▶ [Material]:
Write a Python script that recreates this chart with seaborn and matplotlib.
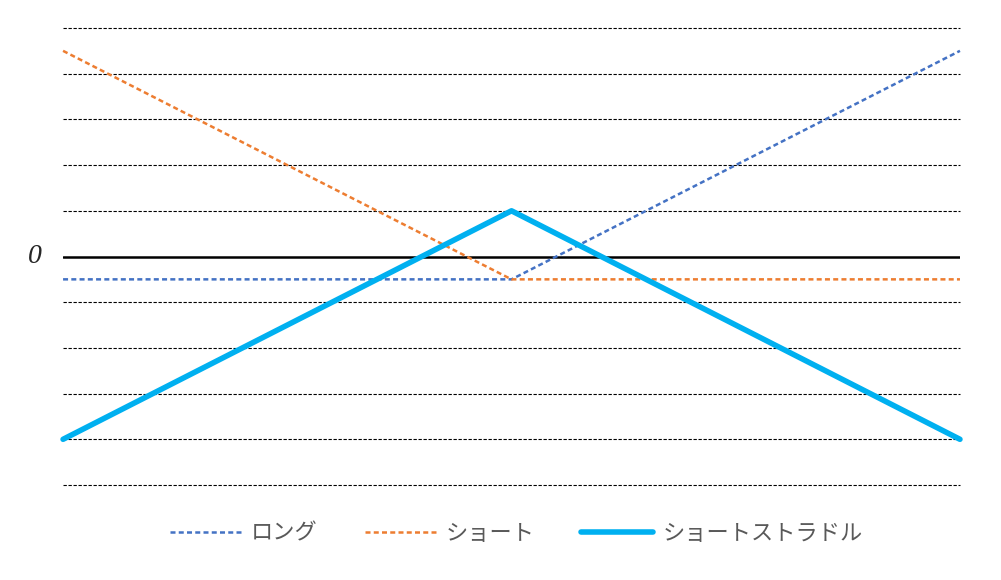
import pandas as pd
import seaborn as sns
import matplotlib.pyplot as plt

# payoff diagram values (grid units, one gridline = 1)
price = [0, 5, 10]
long_call = [-0.5, -0.5, 4.5]
long_put = [4.5, -0.5, -0.5]
short_straddle = [-4, 1, -4]
grid_levels = [-5, -4, -3, -2, -1, 1, 2, 3, 4, 5]

series_names = ['ロング', 'ショート', 'ショートストラドル']


def main():
    sns.set_style('white')
    plt.rcParams['font.family'] = ['Noto Sans CJK JP', 'DejaVu Sans']

    df = pd.DataFrame({
        'price': price * 3,
        'value': long_call + long_put + short_straddle,
        'series': [series_names[0]] * 3 + [series_names[1]] * 3 + [series_names[2]] * 3,
    })

    fig = plt.figure(figsize=(10.01, 5.80), dpi=100)
    ax = fig.add_axes([0.063, 1 - 485 / 580, 0.896, (485 - 28) / 580])

    for g in grid_levels:
        ax.axhline(g, color='black', lw=0.8, ls=(0, (3, 1.5)), zorder=1, clip_on=False)
    ax.axhline(0, color='black', lw=1.8, zorder=1)

    palette = {series_names[0]: '#4472C4', series_names[1]: '#ED7D31', series_names[2]: '#00B0F0'}
    sns.lineplot(data=df, x='price', y='value', hue='series', palette=palette, ax=ax,
                 legend=False, zorder=3)
    styles = [(1.8, (0, (2, 1.3))), (1.8, (0, (2, 1.3))), (4.0, '-')]
    for line, (lw, ls) in zip(ax.get_lines()[-3:], styles):
        line.set_linewidth(lw)
        line.set_linestyle(ls)
        line.set_clip_on(False)
        line.set_solid_capstyle('round')

    ax.set_xlim(0, 10)
    ax.set_ylim(-5, 5)
    ax.set_xticks([])
    ax.set_yticks([])
    for s in ax.spines.values():
        s.set_visible(False)
    ax.set_xlabel('')
    ax.set_ylabel('')

    ax.text(-0.024, 0, '0', transform=ax.get_yaxis_transform(), ha='right', va='center',
            fontsize=20, fontstyle='italic', family='Liberation Serif')

    handles = [plt.Line2D([], [], color=palette[n], lw=lw, ls=ls, solid_capstyle='round')
               for n, (lw, ls) in zip(series_names, styles)]
    fig.legend(handles, series_names, loc='center', bbox_to_anchor=(0.516, 1 - 533 / 580),
               ncol=3, frameon=False, fontsize=16, handlelength=3.2, columnspacing=2.1,
               handletextpad=0.45, labelcolor='#595959')

    fig.savefig('out.png', dpi=100)


if __name__ == "__main__":
    main()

▶ [Exercise]: Except for the pictures, give all the material above again verbatim.

▶ [The completed task]:
Write a Python script that recreates this chart with seaborn and matplotlib.
import pandas as pd
import seaborn as sns
import matplotlib.pyplot as plt

# payoff diagram values (grid units, one gridline = 1)
price = [0, 5, 10]
long_call = [-0.5, -0.5, 4.5]
long_put = [4.5, -0.5, -0.5]
short_straddle = [-4, 1, -4]
grid_levels = [-5, -4, -3, -2, -1, 1, 2, 3, 4, 5]

series_names = ['ロング', 'ショート', 'ショートストラドル']


def main():
    sns.set_style('white')
    plt.rcParams['font.family'] = ['Noto Sans CJK JP', 'DejaVu Sans']

    df = pd.DataFrame({
        'price': price * 3,
        'value': long_call + long_put + short_straddle,
        'series': [series_names[0]] * 3 + [series_names[1]] * 3 + [series_names[2]] * 3,
    })

    fig = plt.figure(figsize=(10.01, 5.80), dpi=100)
    ax = fig.add_axes([0.063, 1 - 485 / 580, 0.896, (485 - 28) / 580])

    for g in grid_levels:
        ax.axhline(g, color='black', lw=0.8, ls=(0, (3, 1.5)), zorder=1, clip_on=False)
    ax.axhline(0, color='black', lw=1.8, zorder=1)

    palette = {series_names[0]: '#4472C4', series_names[1]: '#ED7D31', series_names[2]: '#00B0F0'}
    sns.lineplot(data=df, x='price', y='value', hue='series', palette=palette, ax=ax,
                 legend=False, zorder=3)
    styles = [(1.8, (0, (2, 1.3))), (1.8, (0, (2, 1.3))), (4.0, '-')]
    for line, (lw, ls) in zip(ax.get_lines()[-3:], styles):
        line.set_linewidth(lw)
        line.set_linestyle(ls)
        line.set_clip_on(False)
        line.set_solid_capstyle('round')

    ax.set_xlim(0, 10)
    ax.set_ylim(-5, 5)
    ax.set_xticks([])
    ax.set_yticks([])
    for s in ax.spines.values():
        s.set_visible(False)
    ax.set_xlabel('')
    ax.set_ylabel('')

    ax.text(-0.024, 0, '0', transform=ax.get_yaxis_transform(), ha='right', va='center',
            fontsize=20, fontstyle='italic', family='Liberation Serif')

    handles = [plt.Line2D([], [], color=palette[n], lw=lw, ls=ls, solid_capstyle='round')
               for n, (lw, ls) in zip(series_names, styles)]
    fig.legend(handles, series_names, loc='center', bbox_to_anchor=(0.516, 1 - 533 / 580),
               ncol=3, frameon=False, fontsize=16, handlelength=3.2, columnspacing=2.1,
               handletextpad=0.45, labelcolor='#595959')

    fig.savefig('out.png', dpi=100)


if __name__ == "__main__":
    main()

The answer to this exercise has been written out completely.